══ DATASET EXTRACT ══

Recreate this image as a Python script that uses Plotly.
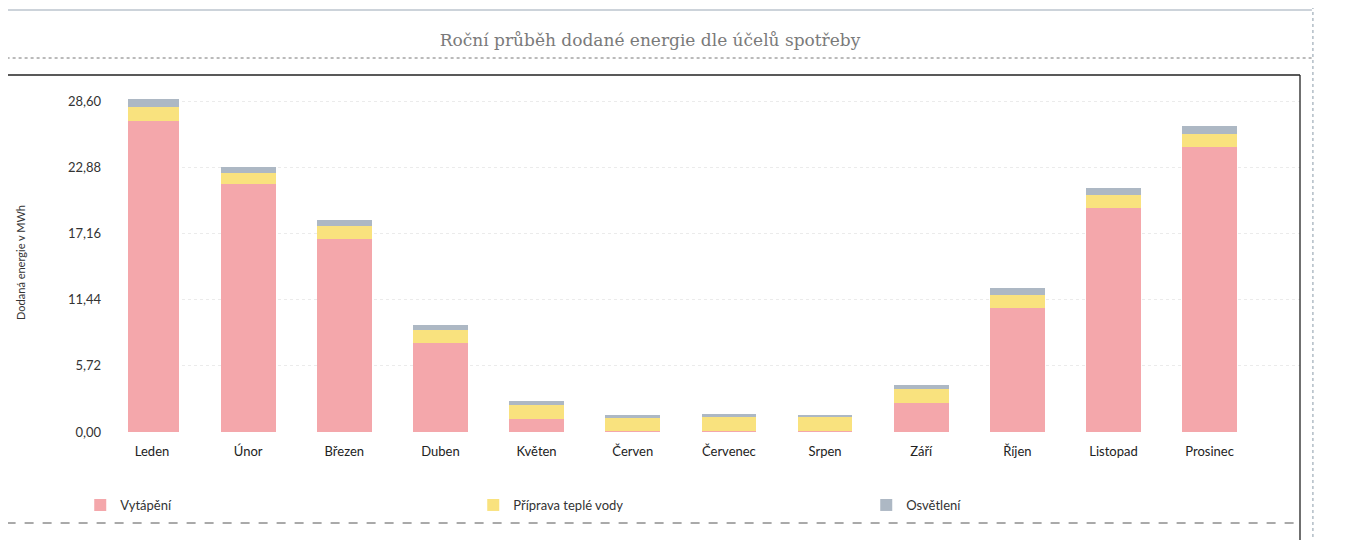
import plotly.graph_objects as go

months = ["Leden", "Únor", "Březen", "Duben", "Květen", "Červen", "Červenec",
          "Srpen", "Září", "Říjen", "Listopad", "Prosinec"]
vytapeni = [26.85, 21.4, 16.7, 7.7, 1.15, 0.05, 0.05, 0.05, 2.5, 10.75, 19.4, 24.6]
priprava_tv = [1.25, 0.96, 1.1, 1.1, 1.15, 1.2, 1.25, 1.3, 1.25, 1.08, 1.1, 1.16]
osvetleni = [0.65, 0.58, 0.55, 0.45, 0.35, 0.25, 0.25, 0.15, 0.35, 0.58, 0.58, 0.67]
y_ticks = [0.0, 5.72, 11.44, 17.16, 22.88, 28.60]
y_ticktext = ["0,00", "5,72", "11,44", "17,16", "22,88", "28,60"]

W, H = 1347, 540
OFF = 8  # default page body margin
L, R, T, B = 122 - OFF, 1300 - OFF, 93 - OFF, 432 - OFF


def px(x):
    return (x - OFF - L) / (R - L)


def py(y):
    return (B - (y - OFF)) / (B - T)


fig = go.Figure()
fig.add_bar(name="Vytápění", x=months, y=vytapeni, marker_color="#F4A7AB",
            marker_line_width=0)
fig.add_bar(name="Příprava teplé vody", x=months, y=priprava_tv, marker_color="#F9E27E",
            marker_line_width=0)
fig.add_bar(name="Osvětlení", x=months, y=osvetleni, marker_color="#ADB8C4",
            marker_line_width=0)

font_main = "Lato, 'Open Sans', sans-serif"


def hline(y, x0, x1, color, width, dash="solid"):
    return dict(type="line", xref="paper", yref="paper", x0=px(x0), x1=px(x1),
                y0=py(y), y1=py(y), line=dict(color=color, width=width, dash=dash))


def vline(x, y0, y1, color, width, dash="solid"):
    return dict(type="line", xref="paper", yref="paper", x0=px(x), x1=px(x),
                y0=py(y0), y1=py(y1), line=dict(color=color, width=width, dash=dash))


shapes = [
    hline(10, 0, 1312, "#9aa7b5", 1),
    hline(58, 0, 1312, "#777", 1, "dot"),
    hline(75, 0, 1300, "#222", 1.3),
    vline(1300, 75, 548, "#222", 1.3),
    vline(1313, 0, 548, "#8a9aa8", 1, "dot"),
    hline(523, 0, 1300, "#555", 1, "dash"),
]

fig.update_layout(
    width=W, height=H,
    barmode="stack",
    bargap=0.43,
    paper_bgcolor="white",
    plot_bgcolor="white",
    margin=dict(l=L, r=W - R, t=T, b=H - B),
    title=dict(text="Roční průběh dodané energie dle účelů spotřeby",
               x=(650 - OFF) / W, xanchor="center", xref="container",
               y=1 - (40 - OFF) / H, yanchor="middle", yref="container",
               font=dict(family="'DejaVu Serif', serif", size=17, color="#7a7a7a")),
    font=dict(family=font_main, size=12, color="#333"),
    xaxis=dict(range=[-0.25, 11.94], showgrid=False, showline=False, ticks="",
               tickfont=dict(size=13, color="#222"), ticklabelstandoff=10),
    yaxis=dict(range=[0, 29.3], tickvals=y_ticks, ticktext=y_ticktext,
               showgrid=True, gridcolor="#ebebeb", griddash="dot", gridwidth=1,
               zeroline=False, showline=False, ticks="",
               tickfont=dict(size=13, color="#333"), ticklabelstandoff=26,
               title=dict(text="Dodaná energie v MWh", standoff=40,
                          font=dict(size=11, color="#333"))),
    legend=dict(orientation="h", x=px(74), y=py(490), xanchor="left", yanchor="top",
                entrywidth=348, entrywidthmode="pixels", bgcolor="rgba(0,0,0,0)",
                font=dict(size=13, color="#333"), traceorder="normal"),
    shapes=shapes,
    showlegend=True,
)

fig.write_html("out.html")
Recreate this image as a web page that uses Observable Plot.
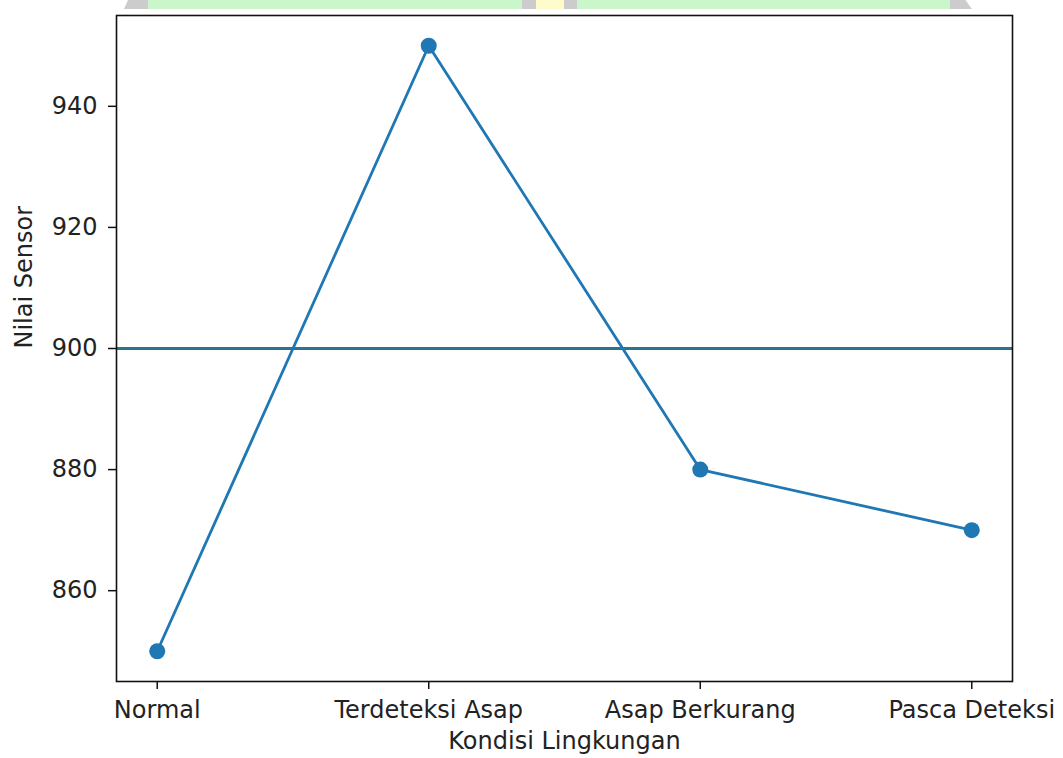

═══

Repeat the entries exactly and keep the pictures out of the copy.

Recreate this image as a Python script that uses Plotly.
import plotly.graph_objects as go

months = ["Leden", "Únor", "Březen", "Duben", "Květen", "Červen", "Červenec",
          "Srpen", "Září", "Říjen", "Listopad", "Prosinec"]
vytapeni = [26.85, 21.4, 16.7, 7.7, 1.15, 0.05, 0.05, 0.05, 2.5, 10.75, 19.4, 24.6]
priprava_tv = [1.25, 0.96, 1.1, 1.1, 1.15, 1.2, 1.25, 1.3, 1.25, 1.08, 1.1, 1.16]
osvetleni = [0.65, 0.58, 0.55, 0.45, 0.35, 0.25, 0.25, 0.15, 0.35, 0.58, 0.58, 0.67]
y_ticks = [0.0, 5.72, 11.44, 17.16, 22.88, 28.60]
y_ticktext = ["0,00", "5,72", "11,44", "17,16", "22,88", "28,60"]

W, H = 1347, 540
OFF = 8  # default page body margin
L, R, T, B = 122 - OFF, 1300 - OFF, 93 - OFF, 432 - OFF


def px(x):
    return (x - OFF - L) / (R - L)


def py(y):
    return (B - (y - OFF)) / (B - T)


fig = go.Figure()
fig.add_bar(name="Vytápění", x=months, y=vytapeni, marker_color="#F4A7AB",
            marker_line_width=0)
fig.add_bar(name="Příprava teplé vody", x=months, y=priprava_tv, marker_color="#F9E27E",
            marker_line_width=0)
fig.add_bar(name="Osvětlení", x=months, y=osvetleni, marker_color="#ADB8C4",
            marker_line_width=0)

font_main = "Lato, 'Open Sans', sans-serif"


def hline(y, x0, x1, color, width, dash="solid"):
    return dict(type="line", xref="paper", yref="paper", x0=px(x0), x1=px(x1),
                y0=py(y), y1=py(y), line=dict(color=color, width=width, dash=dash))


def vline(x, y0, y1, color, width, dash="solid"):
    return dict(type="line", xref="paper", yref="paper", x0=px(x), x1=px(x),
                y0=py(y0), y1=py(y1), line=dict(color=color, width=width, dash=dash))


shapes = [
    hline(10, 0, 1312, "#9aa7b5", 1),
    hline(58, 0, 1312, "#777", 1, "dot"),
    hline(75, 0, 1300, "#222", 1.3),
    vline(1300, 75, 548, "#222", 1.3),
    vline(1313, 0, 548, "#8a9aa8", 1, "dot"),
    hline(523, 0, 1300, "#555", 1, "dash"),
]

fig.update_layout(
    width=W, height=H,
    barmode="stack",
    bargap=0.43,
    paper_bgcolor="white",
    plot_bgcolor="white",
    margin=dict(l=L, r=W - R, t=T, b=H - B),
    title=dict(text="Roční průběh dodané energie dle účelů spotřeby",
               x=(650 - OFF) / W, xanchor="center", xref="container",
               y=1 - (40 - OFF) / H, yanchor="middle", yref="container",
               font=dict(family="'DejaVu Serif', serif", size=17, color="#7a7a7a")),
    font=dict(family=font_main, size=12, color="#333"),
    xaxis=dict(range=[-0.25, 11.94], showgrid=False, showline=False, ticks="",
               tickfont=dict(size=13, color="#222"), ticklabelstandoff=10),
    yaxis=dict(range=[0, 29.3], tickvals=y_ticks, ticktext=y_ticktext,
               showgrid=True, gridcolor="#ebebeb", griddash="dot", gridwidth=1,
               zeroline=False, showline=False, ticks="",
               tickfont=dict(size=13, color="#333"), ticklabelstandoff=26,
               title=dict(text="Dodaná energie v MWh", standoff=40,
                          font=dict(size=11, color="#333"))),
    legend=dict(orientation="h", x=px(74), y=py(490), xanchor="left", yanchor="top",
                entrywidth=348, entrywidthmode="pixels", bgcolor="rgba(0,0,0,0)",
                font=dict(size=13, color="#333"), traceorder="normal"),
    shapes=shapes,
    showlegend=True,
)

fig.write_html("out.html")
Recreate this image as a web page that uses Observable Plot.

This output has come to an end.